Racism is a social product of race. Racism refers to beliefs, attitudes, and practices that uphold and reinforce inequalities based on race. Racism can happen between individuals, but it is also built into systems, such as schools. This is called systemic racism. Racism can be explicit and obvious or implicit and subtle. For example, refusing service to someone because of their race is explicit racism between individuals. That is pretty easy to identify. Implicit racism is more difficult to identify. This is because…well, implicit racism is by definition hidden or not plainly expressed. This is the type of racism that often hides in our unconscious biases and gets expressed in our subtle actions. For example, when Black boys in schools receive harsher punishments than White boys for the same behavior. Or when Black men are sentenced to longer prison time than White men for the same crime. You can read an example of this by clicking on the “Check It Out” box at the bottom of the page. This article discusses how Black preschool children are more likely to get suspended from preschool. 
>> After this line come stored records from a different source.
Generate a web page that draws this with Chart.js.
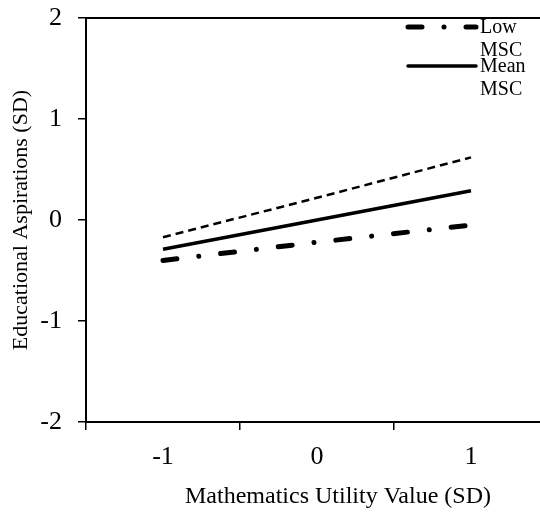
<!DOCTYPE html>
<html>
<head>
<meta charset="utf-8">
<script src="https://cdn.jsdelivr.net/npm/chart.js@4.4.1/dist/chart.umd.min.js"></script>
<style>
  html, body { margin: 0; padding: 0; background: #fff; overflow: hidden; }
  #wrap { width: 560px; height: 512px; }
</style>
</head>
<body>
<div id="wrap"><canvas id="chart1" width="560" height="512"></canvas></div>
<script>
// Veriler
const xLabels = ['-1', '0', '1'];
const lowMSC = [-0.40, -0.22, -0.05];
const meanMSC = [-0.29, 0.00, 0.29];
const highMSC = [-0.17, 0.22, 0.62];
const legendNames = [['Low', 'MSC'], ['Mean', 'MSC']];
const xTitle = 'Mathematics Utility Value (SD)';
const yTitle = 'Educational Aspirations (SD)';

const serif = "'Liberation Serif', 'Times New Roman', serif";

// Çerçeve, x başlığı ve sağ üst lejant
const boxAndLegend = {
    id: 'boxAndLegend',
    afterDraw(chart) {
        const ctx = chart.ctx;
        const a = chart.chartArea;
        ctx.save();
        ctx.strokeStyle = '#000';
        ctx.lineWidth = 2;
        ctx.beginPath();
        ctx.moveTo(a.left, a.top);
        ctx.lineTo(a.right, a.top);
        ctx.lineTo(a.right, a.bottom);
        ctx.stroke();

        // x ekseni başlığı (biraz sağa kaymış)
        ctx.fillStyle = '#000';
        ctx.font = '24px ' + serif;
        ctx.textAlign = 'center';
        ctx.textBaseline = 'middle';
        ctx.fillText(xTitle, 338, 497);

        // lejant
        [0, 1].forEach((di, i) => {
            const ds = chart.data.datasets[di];
            const y = 27 + i * 39;
            ctx.beginPath();
            ctx.lineWidth = ds.borderWidth;
            ctx.lineCap = 'round';
            ctx.setLineDash(ds.borderDash || []);
            ctx.moveTo(408, y);
            ctx.lineTo(476, y);
            ctx.stroke();
            ctx.setLineDash([]);
            ctx.font = '20px ' + serif;
            ctx.textAlign = 'left';
            ctx.fillText(legendNames[i][0], 480, y + 1);
            ctx.fillText(legendNames[i][1], 480, y + 24);
        });
        ctx.restore();
    }
};

const ctx = document.getElementById('chart1').getContext('2d');
const myChart = new Chart(ctx, {
    type: 'line',
    data: {
        labels: xLabels,
        datasets: [{
            label: 'Low MSC',
            data: lowMSC,
            borderColor: '#000',
            borderWidth: 5,
            borderDash: [14, 22, 0.01, 22],
            borderCapStyle: 'round',
            pointRadius: 0,
            tension: 0
        }, {
            label: 'Mean MSC',
            data: meanMSC,
            borderColor: '#000',
            borderWidth: 3.5,
            pointRadius: 0,
            tension: 0
        }, {
            label: 'High MSC',
            data: highMSC,
            borderColor: '#000',
            borderWidth: 2.5,
            borderDash: [8, 5],
            pointRadius: 0,
            tension: 0
        }]
    },
    options: {
        responsive: false,
        animation: false,
        layout: { padding: { top: 18, right: 12, left: 0, bottom: 0 } },
        plugins: {
            legend: { display: false },
            tooltip: { enabled: false }
        },
        scales: {
            x: {
                type: 'category',
                offset: true,
                grid: { offset: true, drawOnChartArea: false, drawTicks: true, tickLength: 8, color: '#000', lineWidth: 1.5 },
                border: { display: true, color: '#000', width: 2 },
                ticks: { color: '#000', font: { family: serif, size: 26 }, padding: 12 },
                afterFit(s) { s.height = 90; s.paddingLeft = 0; s.paddingRight = 0; }
            },
            y: {
                min: -2,
                max: 2,
                ticks: { stepSize: 1, color: '#000', font: { family: serif, size: 26 }, padding: 16 },
                grid: { drawOnChartArea: false, drawTicks: true, tickLength: 8, color: '#000', lineWidth: 1.5 },
                border: { display: true, color: '#000', width: 2 },
                title: {
                    display: true,
                    text: yTitle,
                    color: '#000',
                    font: { family: serif, size: 22 },
                    padding: { top: 8, bottom: 0 }
                },
                afterFit(s) { s.width = 86; s.paddingTop = 0; s.paddingBottom = 0; }
            }
        }
    },
    plugins: [boxAndLegend]
});
</script>
</body>
</html>
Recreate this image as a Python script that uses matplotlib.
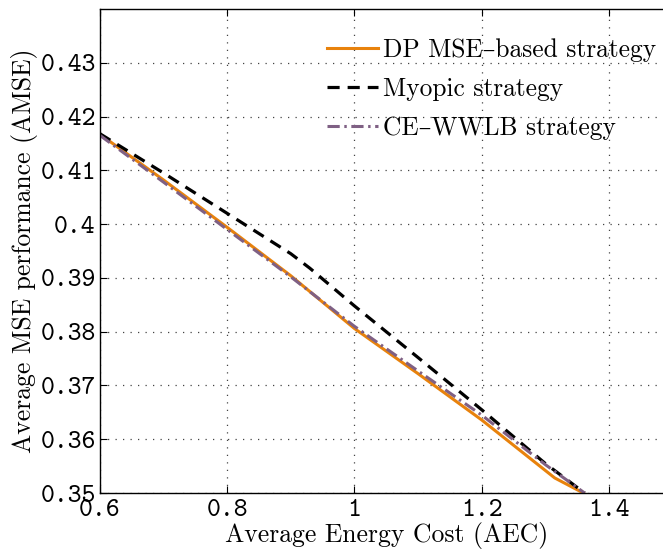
import matplotlib
matplotlib.use('Agg')
import matplotlib.pyplot as plt

# values
aec_dp = [0.6, 0.7, 0.8, 0.9, 1.0, 1.1, 1.2, 1.315, 1.36]
amse_dp = [0.4167, 0.4082, 0.3994, 0.3904, 0.3806, 0.3722, 0.3636, 0.3528, 0.3500]

aec_myopic = [0.6, 0.7, 0.8, 0.9, 0.93, 1.0, 1.1, 1.2, 1.3, 1.362]
amse_myopic = [0.4168, 0.4095, 0.4020, 0.3945, 0.3918, 0.3848, 0.3752, 0.3655, 0.3555, 0.3500]

aec_ce = [0.6, 0.7, 0.8, 0.9, 1.0, 1.1, 1.2, 1.3, 1.362]
amse_ce = [0.4165, 0.4078, 0.3990, 0.3902, 0.3810, 0.3727, 0.3645, 0.3553, 0.3500]

xticks = [0.6, 0.8, 1.0, 1.2, 1.4]
xticklabels = ['0.6', '0.8', '1', '1.2', '1.4']
yticks = [0.35, 0.36, 0.37, 0.38, 0.39, 0.40, 0.41, 0.42, 0.43]
yticklabels = ['0.35', '0.36', '0.37', '0.38', '0.39', '0.4', '0.41', '0.42', '0.43']

serif = ['cmr10', 'DejaVu Serif']
mono = ['cmtt10', 'DejaVu Sans Mono']

fig = plt.figure(figsize=(6.63, 5.5), dpi=100)
ax = fig.add_axes([0.1508, 0.1036, 0.8634, 0.88])

ax.plot(aec_dp, amse_dp, color='#e8820c', lw=2.2, label='DP MSE–based strategy')
ax.plot(aec_myopic, amse_myopic, color='black', lw=2.3, ls=(0, (3.8, 2.5)), label='Myopic strategy')
ax.plot(aec_ce, amse_ce, color='#7f6084', lw=2.2, ls=(0, (4, 1.5, 0.8, 1.5)), label='CE–WWLB strategy')

ax.set_xlim(0.6, 1.5)
ax.set_ylim(0.35, 0.44)
ax.set_xticks(xticks)
ax.set_xticklabels(xticklabels, family=mono, fontsize=19)
ax.set_yticks(yticks)
ax.set_yticklabels(yticklabels, family=mono, fontsize=19)
ax.tick_params(direction='in', length=5, width=0.8, top=True, right=True)
ax.tick_params(axis='x', pad=4)
ax.tick_params(axis='y', pad=3)
ax.grid(True, ls=(0, (1, 5)), lw=0.9, color='#444444')
for s in ax.spines.values():
    s.set_linewidth(1.0)

ax.set_xlabel('Average Energy Cost (AEC)', family=serif, fontsize=18.5, labelpad=0)
ax.set_ylabel('Average MSE performance (AMSE)', family=serif, fontsize=18.5, labelpad=2)

leg = ax.legend(loc='upper left', bbox_to_anchor=(0.357, 0.987), frameon=False,
                prop={'family': serif, 'size': 18.3}, handlelength=2.0,
                handletextpad=0.2, labelspacing=0.6)

fig.savefig('out.png', dpi=100)
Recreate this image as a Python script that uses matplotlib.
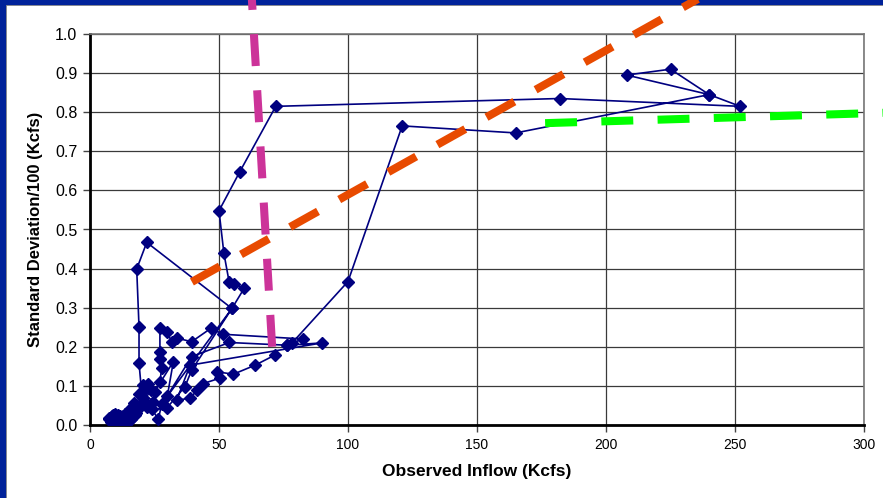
import matplotlib
matplotlib.use("Agg")
import matplotlib.pyplot as plt
from matplotlib.patches import Rectangle

plt.rcParams['font.family'] = ['Liberation Sans', 'DejaVu Sans']
plt.rcParams['lines.scale_dashes'] = False

# Observed inflow (Kcfs) and standard deviation/100 (Kcfs), in sequence
inflow = [7.5, 8.0, 7.2, 8.5, 9.5, 10.2, 11.0, 9.0, 10.5, 12.0, 11.5, 13.0, 12.2, 14.0, 13.5,
          8.3, 9.8, 11.2, 12.8, 10.0, 8.8, 13.8, 15.2, 11.8, 9.3,
          15.0, 14.5, 16.0, 16.5, 15.5, 17.5, 18.5, 17.0, 19.5, 20.5, 19.0, 21.3, 22.5, 20.7,
          23.5, 21.0, 18.0, 22.0, 24.5, 20.0,
          19.0, 19.0, 18.1, 22.0, 55.0, 27.8, 26.5, 24.0, 29.7, 36.8, 39.4, 55.0, 59.8, 55.8,
          53.9, 51.9, 50.0, 58.0, 72.0, 182.0, 252.0, 240.0, 225.0, 208.0, 240.0, 165.0,
          121.0, 100.0, 78.2, 76.2, 82.7, 51.7, 46.8, 39.4, 33.8, 31.7, 29.7, 27.1, 27.1,
          27.1, 27.8, 27.1, 25.0, 32.3, 30.0, 39.4, 54.0, 76.5, 90.0, 38.8, 33.6, 38.8, 41.6,
          43.9, 50.4, 49.1, 55.6, 64.0, 71.7]
std_dev = [0.015, 0.012, 0.018, 0.022, 0.010, 0.020, 0.026, 0.005, 0.015, 0.008, 0.024, 0.018,
           0.005, 0.012, 0.028,
           0.008, 0.028, 0.004, 0.022, 0.012, 0.026, 0.006, 0.010, 0.016, 0.020,
           0.020, 0.006, 0.015, 0.030, 0.040, 0.025, 0.040, 0.055,
           0.050, 0.070, 0.080, 0.098, 0.104, 0.102,
           0.090, 0.060, 0.030, 0.045, 0.060, 0.085,
           0.158, 0.251, 0.399, 0.467, 0.298,
           0.054, 0.015, 0.040, 0.043, 0.098, 0.140, 0.298, 0.350, 0.360, 0.367, 0.439,
           0.548, 0.647, 0.815, 0.835, 0.815, 0.845, 0.910, 0.895, 0.845, 0.747, 0.765,
           0.367, 0.209, 0.205, 0.220, 0.232, 0.247, 0.213, 0.222, 0.213, 0.239, 0.247,
           0.187, 0.170, 0.145, 0.111, 0.085, 0.162, 0.075, 0.175, 0.211, 0.204, 0.210,
           0.153, 0.064, 0.068, 0.090, 0.106, 0.120, 0.136, 0.130, 0.153, 0.179]

# Hand-drawn dashed guide lines (endpoints)
magenta_x = [70.6, 62.2]
magenta_y = [0.200, 1.150]
orange_x = [39.5, 252.0]
orange_y = [0.366, 1.150]
green_x = [176.4, 315.0]
green_y = [0.772, 0.800]

x_ticks = [0, 50, 100, 150, 200, 250, 300]
y_ticks = [0.0, 0.1, 0.2, 0.3, 0.4, 0.5, 0.6, 0.7, 0.8, 0.9, 1.0]

fig = plt.figure(figsize=(8.83, 4.98), dpi=100)
fig.patch.set_facecolor('#00229a')
fig.add_artist(Rectangle((6 / 883, 0), 1, 1 - 5 / 498, transform=fig.transFigure,
                         facecolor='white', edgecolor='#888888', linewidth=0.6, zorder=0))

ax = fig.add_axes([90 / 883, 73 / 498, 774 / 883, 391 / 498])
ax.set_facecolor('none')
ax.set_xlim(0, 300)
ax.set_ylim(0, 1.0)
ax.set_xticks(x_ticks)
ax.set_yticks(y_ticks)
ax.set_yticklabels([f"{v:.1f}" for v in y_ticks], fontsize=11.5)
ax.set_xticklabels([str(v) for v in x_ticks], fontsize=10)
ax.grid(True, color='#3a3a3a', linewidth=0.9)
ax.set_axisbelow(True)
for s in ['left', 'bottom']:
    ax.spines[s].set_color('black')
    ax.spines[s].set_linewidth(2.0)
for s in ['top', 'right']:
    ax.spines[s].set_color('#777777')
    ax.spines[s].set_linewidth(1.2)
ax.tick_params(axis='both', direction='out', length=5, width=1, color='#444444', pad=4)

ax.plot(inflow, std_dev, color='#000080', linewidth=1.2, marker='D', markersize=6.3,
        markerfacecolor='#000080', markeredgecolor='#000080', zorder=3)

dash = (0, (23, 17.5))
ax.plot(magenta_x, magenta_y, color='#cc3399', linewidth=5.8, linestyle=dash,
        solid_capstyle='butt', dash_capstyle='butt', clip_on=False, zorder=5)
ax.plot(orange_x, orange_y, color='#e84a00', linewidth=5.8, linestyle=dash,
        dash_capstyle='butt', clip_on=False, zorder=5)
ax.plot(green_x, green_y, color='#00ff00', linewidth=5.8, linestyle=dash,
        dash_capstyle='butt', clip_on=False, zorder=5)

ax.set_xlabel('Observed Inflow (Kcfs)', fontsize=12.5, fontweight='bold', labelpad=9)
ax.set_ylabel('Standard Deviation/100 (Kcfs)', fontsize=12, fontweight='bold', labelpad=9)

fig.savefig('out.png', dpi=100, facecolor=fig.get_facecolor())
Systemic racism can also be explicit or implicit. What is especially important about systemic racism is that it affects many more people. This is because systems are designed to regulate large groups of people. An example of explicit systemic racism is Jim Crow laws – where the legal system actively and publicly enforced racism. An example of implicit systemic racism, on the other hand is the economic system that funds schools based on property taxes.